Una última historia nos ayuda a entender la finura de Ratzinger y su empeño por aunar las necesidades de todos: durante sus años como profesor de teología en Ratisbona, en la década de 1970, tuvo entre sus alumnos a un joven brillante que años después se declararía abiertamente homosexual y crítico feroz de algunas enseñanzas de la Iglesia. Poco después de su elección como pontífice, en 2005, este alumno escribió una carta a Benedicto XVI expresando su alegría, pero también su dolor por sentirse alejado de la Iglesia a causa de su orientación. Aunque su entorno desaconsejó al Papa cualquier interlocución, Ratzinger quiso responderle e invitarle a un almuerzo privado en Castel Gandolfo.

Aquel encuentro, del que apenas han trascendido detalles, nos permite conocer el carácter de un hombre de nuestro tiempo. Ratzinger le recordó las verdades de la fe con una enorme caridad y un sincero espíritu de acogida, de forma que aquel exalumno comentó entonces: «No fue una discusión. Fue una conversación entre dos personas que se respetan. Me sentí mirado como ser humano, no como caso. Y eso, viniendo del Papa, fue para mí una reconciliación». La anécdota, pues, demuestra la convicción de que la verdad no está reñida con la misericordia, y que el corazón del cristianismo no se completa con una ideología, sino con una relación personal.

Unas palabras en 2007 del cardenal Tarcisio Bertone, secretario de Estado de la Santa Sede durante el pontificado de Benedicto XVI, nos permiten ahora reconocer a Ratzinger: «Como cristianos tenemos la tarea de ser extranjeros y a la vez de estar presentes en nuestro tiempo.

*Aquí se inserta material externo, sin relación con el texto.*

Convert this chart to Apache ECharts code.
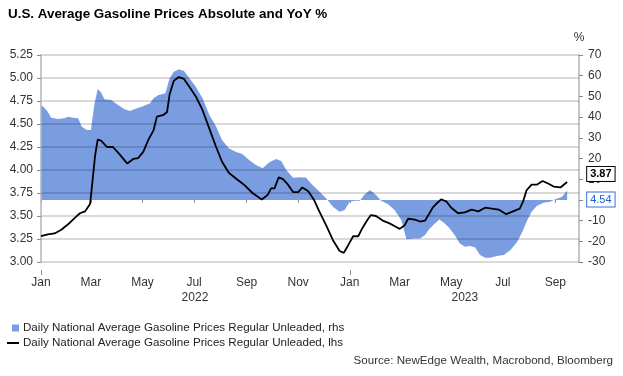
<!DOCTYPE html>
<html lang="en">
<head>
<meta charset="UTF-8">
<title>U.S. Average Gasoline Prices Absolute and YoY %</title>
<script src="https://cdn.jsdelivr.net/npm/echarts@6.0.0/dist/echarts.min.js"></script>
<style>
  html, body { margin: 0; padding: 0; background: #fff; }
  #chart { width: 623px; height: 376px; }
</style>
</head>
<body>
<div id="chart"></div>
<script>
// daily price, USD/gal (lhs)
var priceDates = [
  '2022-01-01','2022-01-09','2022-01-17','2022-01-25','2022-02-02','2022-02-10','2022-02-16','2022-02-22',
  '2022-02-28','2022-03-02','2022-03-06','2022-03-09','2022-03-13','2022-03-20','2022-03-27','2022-04-04',
  '2022-04-13','2022-04-20','2022-04-26','2022-05-02','2022-05-08','2022-05-14','2022-05-18','2022-05-26',
  '2022-05-30','2022-06-02','2022-06-07','2022-06-13','2022-06-19','2022-06-25','2022-07-03','2022-07-11',
  '2022-07-19','2022-07-27','2022-08-03','2022-08-11','2022-08-19','2022-08-29','2022-09-08','2022-09-19',
  '2022-09-26','2022-09-30','2022-10-04','2022-10-09','2022-10-14','2022-10-20','2022-10-26','2022-11-01',
  '2022-11-06','2022-11-13','2022-11-20','2022-11-26','2022-12-04','2022-12-12','2022-12-20','2022-12-25',
  '2022-12-30','2023-01-05','2023-01-11','2023-01-16','2023-01-22','2023-01-26','2023-02-01','2023-02-09',
  '2023-02-17','2023-02-25','2023-03-01','2023-03-07','2023-03-11','2023-03-19','2023-03-25','2023-03-31',
  '2023-04-04','2023-04-09','2023-04-13','2023-04-19','2023-04-25','2023-05-01','2023-05-09','2023-05-17',
  '2023-05-25','2023-06-02','2023-06-10','2023-06-18','2023-06-26','2023-07-05','2023-07-13','2023-07-21',
  '2023-07-25','2023-07-29','2023-08-04','2023-08-10','2023-08-17','2023-08-24','2023-08-30','2023-09-07',
  '2023-09-15'
];
var priceValues = [
  3.28, 3.30, 3.31, 3.35, 3.41, 3.48, 3.53, 3.55,
  3.63, 3.80, 4.16, 4.33, 4.32, 4.25, 4.25, 4.17,
  4.07, 4.12, 4.13, 4.20, 4.33, 4.43, 4.58, 4.60,
  4.63, 4.82, 4.97, 5.01, 4.99, 4.91, 4.80, 4.65,
  4.45, 4.25, 4.09, 3.97, 3.91, 3.84, 3.75, 3.68,
  3.73, 3.80, 3.80, 3.92, 3.90, 3.84, 3.76, 3.76,
  3.81, 3.77, 3.67, 3.55, 3.40, 3.24, 3.12, 3.10,
  3.18, 3.28, 3.28, 3.37, 3.46, 3.51, 3.50, 3.45,
  3.42, 3.38, 3.36, 3.40, 3.47, 3.46, 3.44, 3.45,
  3.51, 3.59, 3.63, 3.68, 3.66, 3.59, 3.53, 3.54,
  3.57, 3.55, 3.59, 3.58, 3.57, 3.52, 3.55, 3.58,
  3.66, 3.78, 3.84, 3.84, 3.88, 3.85, 3.82, 3.81,
  3.87
];

// year-over-year change, % (rhs)
var yoyDates = [
  '2022-01-01','2022-01-05','2022-01-09','2022-01-13','2022-01-21','2022-01-29','2022-02-02','2022-02-08',
  '2022-02-14','2022-02-18','2022-02-24','2022-03-01','2022-03-05','2022-03-09','2022-03-13','2022-03-17',
  '2022-03-25','2022-04-02','2022-04-10','2022-04-16','2022-04-22','2022-04-30','2022-05-10','2022-05-14',
  '2022-05-20','2022-05-28','2022-06-02','2022-06-07','2022-06-13','2022-06-19','2022-06-25','2022-07-03',
  '2022-07-11','2022-07-19','2022-07-27','2022-08-03','2022-08-11','2022-08-19','2022-08-27','2022-09-04',
  '2022-09-12','2022-09-20','2022-09-28','2022-10-06','2022-10-12','2022-10-18','2022-10-26','2022-11-02',
  '2022-11-10','2022-11-18','2022-11-26','2022-12-04','2022-12-12','2022-12-20','2022-12-26','2023-01-01',
  '2023-01-07','2023-01-13','2023-01-18','2023-01-25','2023-02-01','2023-02-07','2023-02-15','2023-02-23',
  '2023-03-03','2023-03-09','2023-03-17','2023-03-25','2023-03-31','2023-04-05','2023-04-11','2023-04-17',
  '2023-04-23','2023-04-29','2023-05-05','2023-05-11','2023-05-17','2023-05-23','2023-05-29','2023-06-04',
  '2023-06-10','2023-06-16','2023-06-24','2023-07-02','2023-07-10','2023-07-18','2023-07-24','2023-07-30',
  '2023-08-04','2023-08-10','2023-08-18','2023-08-26','2023-09-01','2023-09-09','2023-09-15'
];
var yoyValues = [
  45.8, 44.5, 42.6, 39.7, 39.1, 39.4, 40.2, 39.7,
  39.4, 35.4, 33.8, 33.8, 45.8, 53.6, 52.0, 48.6,
  48.3, 45.8, 43.8, 42.9, 43.9, 45.0, 46.7, 49.1,
  50.7, 51.5, 58.7, 61.9, 63.1, 62.3, 59.0, 54.7,
  49.1, 41.0, 35.4, 28.9, 24.9, 23.3, 22.2, 19.3,
  16.9, 15.3, 18.2, 19.8, 18.8, 14.4, 10.7, 11.0,
  10.8, 7.2, 4.0, 0.8, -3.3, -5.7, -4.9, -0.9,
  -0.4, -0.4, 2.4, 4.8, 2.4, -0.4, -2.0, -4.9,
  -9.7, -19.0, -18.6, -18.6, -17.0, -14.0, -11.6, -9.5,
  -11.3, -13.7, -17.0, -21.0, -22.6, -22.3, -22.9, -26.6,
  -27.9, -27.9, -27.1, -26.6, -24.2, -20.2, -15.4, -9.7,
  -5.7, -2.9, -1.4, -0.9, 0.3, 1.5, 4.54
];

var leftTicks = { min: 3.0, max: 5.25, step: 0.25 };
var rightTicks = { min: -30, max: 70, step: 10 };
var monthNames = ['Jan','Feb','Mar','Apr','May','Jun','Jul','Aug','Sep','Oct','Nov','Dec'];
var yearLabelDays = ['2022-07-02', '2023-05-17'];

var nameRhs = 'Daily National Average Gasoline Prices Regular Unleaded, rhs';
var nameLhs = 'Daily National Average Gasoline Prices Regular Unleaded, lhs';

// one category per calendar day over the axis span
var days = [];
for (var i = 0; i < 637; i++) {
  days.push(new Date(Date.UTC(2022, 0, 1 + i)).toISOString().slice(0, 10));
}

function isOddMonthStart(v) {
  var m = +v.slice(5, 7);
  return v.slice(8) === '01' && m % 2 === 1;
}

var font = 'Liberation Sans, Arial, sans-serif';
var labelColor = '#333';
var axisGray = '#b4b4b4';

var chart = echarts.init(document.getElementById('chart'));
chart.setOption({
  animation: false,
  textStyle: { fontFamily: font },
  title: [{
    text: 'U.S. Average Gasoline Prices Absolute and YoY %',
    left: 3, top: 3,
    textStyle: { fontSize: 13.4, fontWeight: 'bold', color: '#000', fontFamily: font }
  }, {
    text: 'Source: NewEdge Wealth, Macrobond, Bloomberg',
    right: 5, top: 350,
    textStyle: { fontSize: 11.6, fontWeight: 'normal', color: '#333', fontFamily: font }
  }],
  legend: [{
    data: [{ name: nameRhs, icon: 'rect' }],
    left: 7, top: 317, itemWidth: 7, itemHeight: 7,
    textStyle: { fontSize: 11.6, color: '#222', fontFamily: font, padding: [0, 0, 0, -1] }
  }, {
    data: [{ name: nameLhs, icon: 'rect' }],
    left: 2, top: 332, itemWidth: 12, itemHeight: 2,
    textStyle: { fontSize: 11.6, color: '#222', fontFamily: font, padding: [0, 0, 0, -1] }
  }],
  grid: { left: 41, right: 44, top: 55, bottom: 114 },
  xAxis: [{
    type: 'category',
    data: days,
    boundaryGap: false,
    position: 'bottom',
    offset: 8,
    axisLine: { show: false },
    axisTick: { show: true, length: 3, interval: function (i, v) { return isOddMonthStart(v); },
      lineStyle: { color: '#888' } },
    axisLabel: {
      interval: function (i, v) { return isOddMonthStart(v); },
      formatter: function (v) { return monthNames[+v.slice(5, 7) - 1]; },
      color: labelColor, fontSize: 12, margin: 7
    },
    splitLine: { show: false }
  }, {
    type: 'category',
    data: days,
    boundaryGap: false,
    position: 'bottom',
    offset: 8,
    axisLine: { show: false },
    axisTick: { show: true, length: 5, interval: function (i, v) { return v.slice(5) === '01-01'; },
      lineStyle: { color: '#888' } },
    axisLabel: {
      interval: function (i, v) { return yearLabelDays.indexOf(v) >= 0; },
      formatter: function (v) { return v.slice(0, 4); },
      color: labelColor, fontSize: 12, margin: 22
    },
    splitLine: { show: false }
  }],
  yAxis: [{
    type: 'value',
    position: 'left',
    z: 3,
    min: leftTicks.min, max: leftTicks.max, interval: leftTicks.step,
    axisLine: { show: true, lineStyle: { color: axisGray, width: 1.5 } },
    axisTick: { show: true, length: 4, lineStyle: { color: '#888' } },
    axisLabel: { color: labelColor, fontSize: 12, margin: 8,
      formatter: function (v) { return v.toFixed(2); } },
    splitLine: { show: true, lineStyle: { color: 'rgba(0,0,0,0.15)', width: 2 } }
  }, {
    type: 'value',
    position: 'right',
    z: 0,
    name: '%',
    nameLocation: 'end',
    nameGap: 11,
    nameTextStyle: { color: labelColor, fontSize: 12 },
    min: rightTicks.min, max: rightTicks.max, interval: rightTicks.step,
    axisLine: { show: true, lineStyle: { color: axisGray, width: 1.5 } },
    axisTick: { show: true, length: 4, lineStyle: { color: '#888' } },
    axisLabel: { color: labelColor, fontSize: 12, margin: 9 },
    splitLine: { show: false }
  }],
  series: [{
    name: nameRhs,
    type: 'line',
    xAxisIndex: 0,
    yAxisIndex: 1,
    z: 2,
    data: yoyDates.map(function (d, i) { return [d, yoyValues[i]]; }),
    showSymbol: false,
    color: '#7a9de2',
    lineStyle: { width: 0 },
    areaStyle: { color: '#7a9de2', opacity: 1 },
    endLabel: {
      show: true,
      formatter: function (p) { return p.value[1].toFixed(2); },
      distance: 20,
      offset: [0, 9],
      color: '#1f5fd6',
      fontSize: 11,
      backgroundColor: '#fff',
      borderColor: '#3b6fd8',
      borderWidth: 1,
      padding: [2, 3, 1, 3]
    }
  }, {
    name: nameLhs,
    type: 'line',
    xAxisIndex: 0,
    yAxisIndex: 0,
    z: 5,
    data: priceDates.map(function (d, i) { return [d, priceValues[i]]; }),
    showSymbol: false,
    color: '#000',
    lineStyle: { color: '#000', width: 1.8 },
    endLabel: {
      show: true,
      formatter: function (p) { return p.value[1].toFixed(2); },
      distance: 20,
      offset: [0, -8],
      color: '#000',
      fontSize: 11,
      fontWeight: 'bold',
      backgroundColor: '#fff',
      borderColor: '#000',
      borderWidth: 1,
      padding: [2, 3, 1, 3]
    }
  }]
});
</script>
</body>
</html>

Jesús nos enseñó que la Iglesia está en el mundo, pero no es del mundo, es decir, es ajena pero está presente en nuestro tiempo y en todos los tiempos: ajena a los engaños, al escepticismo y al nihilismo en el que a menudo se debate el mundo secularizado, pero presente en todas las dificultades que derivan de dichos engaños». Benedicto XVI fue, ante todo, un extranjero presente en su tiempo.